Given this affinity, why has the DPP not sought TPP cooperation when it failed to achieve a legislative majority? In hindsight, apart from temporary efforts by Premier Cho Jung-tai and Minister of Foreign Affairs Lin Chia-long, most DPP leaders ultimately adhered to the rigid strategy of party whip Legislator Ker Chien-ming, preventing the TPP from gaining influence. The so-called “useless eight seats” is an understatement. Beyond the legislature, the TPP faces smear campaigns from pro-DPP media and exhaustive investigations by prosecutors. The DPP has not only refused to cooperate with the TPP but actively suppressed and attempted to eliminate it. The ruling party’s leadership strategy remains unclear, but it clearly aims to prevent competitors from growing—particularly concerned about the TPP siphoning younger voters. In practice, the DPP’s approach is not far from the authoritarian-era “no stream may run freely,” leaving no space for inter-party collaboration.

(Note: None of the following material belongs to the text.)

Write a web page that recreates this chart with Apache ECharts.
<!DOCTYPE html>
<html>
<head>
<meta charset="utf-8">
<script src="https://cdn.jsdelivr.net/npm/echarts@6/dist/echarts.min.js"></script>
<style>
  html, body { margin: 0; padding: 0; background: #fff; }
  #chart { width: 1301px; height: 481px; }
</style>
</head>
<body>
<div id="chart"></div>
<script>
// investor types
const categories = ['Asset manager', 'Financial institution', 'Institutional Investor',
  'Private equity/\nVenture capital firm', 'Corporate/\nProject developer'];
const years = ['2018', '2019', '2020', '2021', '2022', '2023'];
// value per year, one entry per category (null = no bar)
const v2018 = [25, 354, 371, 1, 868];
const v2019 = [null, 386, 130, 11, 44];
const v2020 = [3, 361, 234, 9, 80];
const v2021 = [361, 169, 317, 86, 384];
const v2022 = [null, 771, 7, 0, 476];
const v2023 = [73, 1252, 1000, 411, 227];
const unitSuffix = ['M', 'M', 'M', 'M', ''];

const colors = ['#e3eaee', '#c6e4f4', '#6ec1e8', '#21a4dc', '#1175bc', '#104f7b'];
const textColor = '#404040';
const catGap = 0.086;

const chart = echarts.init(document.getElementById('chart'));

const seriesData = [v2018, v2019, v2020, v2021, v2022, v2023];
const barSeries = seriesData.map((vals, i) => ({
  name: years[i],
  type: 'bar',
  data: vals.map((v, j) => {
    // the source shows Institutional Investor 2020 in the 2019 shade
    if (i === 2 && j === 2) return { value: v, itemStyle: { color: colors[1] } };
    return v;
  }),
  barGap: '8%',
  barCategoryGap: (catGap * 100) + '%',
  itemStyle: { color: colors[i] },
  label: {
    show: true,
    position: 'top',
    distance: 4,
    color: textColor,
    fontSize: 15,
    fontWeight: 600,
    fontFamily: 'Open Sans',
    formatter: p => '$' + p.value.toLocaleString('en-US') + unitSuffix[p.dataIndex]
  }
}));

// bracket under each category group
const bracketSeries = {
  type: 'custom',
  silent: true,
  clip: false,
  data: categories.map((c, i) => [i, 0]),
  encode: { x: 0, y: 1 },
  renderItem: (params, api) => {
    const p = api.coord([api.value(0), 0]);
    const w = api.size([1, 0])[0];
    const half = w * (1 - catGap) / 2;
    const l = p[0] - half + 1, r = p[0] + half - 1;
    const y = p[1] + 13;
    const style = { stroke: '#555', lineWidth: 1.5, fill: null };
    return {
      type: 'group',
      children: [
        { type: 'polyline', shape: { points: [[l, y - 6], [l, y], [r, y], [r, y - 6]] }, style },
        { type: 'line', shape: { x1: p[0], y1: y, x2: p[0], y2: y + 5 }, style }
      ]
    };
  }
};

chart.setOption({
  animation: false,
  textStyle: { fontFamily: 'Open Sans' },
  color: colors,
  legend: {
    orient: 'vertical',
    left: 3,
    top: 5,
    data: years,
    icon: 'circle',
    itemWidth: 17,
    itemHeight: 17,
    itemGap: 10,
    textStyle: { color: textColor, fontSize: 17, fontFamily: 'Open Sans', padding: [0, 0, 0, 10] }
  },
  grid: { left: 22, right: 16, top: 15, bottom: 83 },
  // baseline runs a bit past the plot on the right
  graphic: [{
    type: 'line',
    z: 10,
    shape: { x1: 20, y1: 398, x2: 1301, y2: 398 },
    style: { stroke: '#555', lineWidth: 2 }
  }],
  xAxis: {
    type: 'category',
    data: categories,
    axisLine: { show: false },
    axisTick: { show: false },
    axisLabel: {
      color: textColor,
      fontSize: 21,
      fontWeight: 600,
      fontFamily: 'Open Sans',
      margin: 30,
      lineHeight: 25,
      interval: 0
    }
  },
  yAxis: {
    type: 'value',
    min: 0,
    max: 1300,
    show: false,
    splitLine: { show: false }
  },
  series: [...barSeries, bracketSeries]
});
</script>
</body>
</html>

Another, even more crucial reason lies in policy alignment. As previously noted, party cooperation or coalition government inherently involves both power and policy. Even if the DPP were willing to cede positions of power, consensus with the TPP would be difficult on policy matters. For example, Chairman Huang has criticized the DPP for advocating expanded referendum and voting rights while in opposition, yet in recent years, when reforms that would facilitate youth voting—such as domestic ballot transfers—were proposed, the DPP opposed them citing “national security concerns” and even stigmatized such policies as “Chinese interference,” betraying its earlier democratic commitments. Likewise, the DPP, which rose to prominence through referendum support, opposes linking referenda to major elections, limiting their timeliness and reach, contradicting its original ideals of direct democracy. These cases illustrate how the DPP often abandons democratic principles when they conflict with maintaining power.
Taiwan is not without examples of party cooperation; the alliance between the KMT and People First Party (PFP) was possible because of shared origins, with leaders divided but voters largely unified. By contrast, the KMT and TPP are heterogeneous from leadership to grassroots. Achieving a parliamentary-style cooperation ideal in a non-parliamentary system—finding common ground amid differences to deepen democracy—represents an important democratic experiment.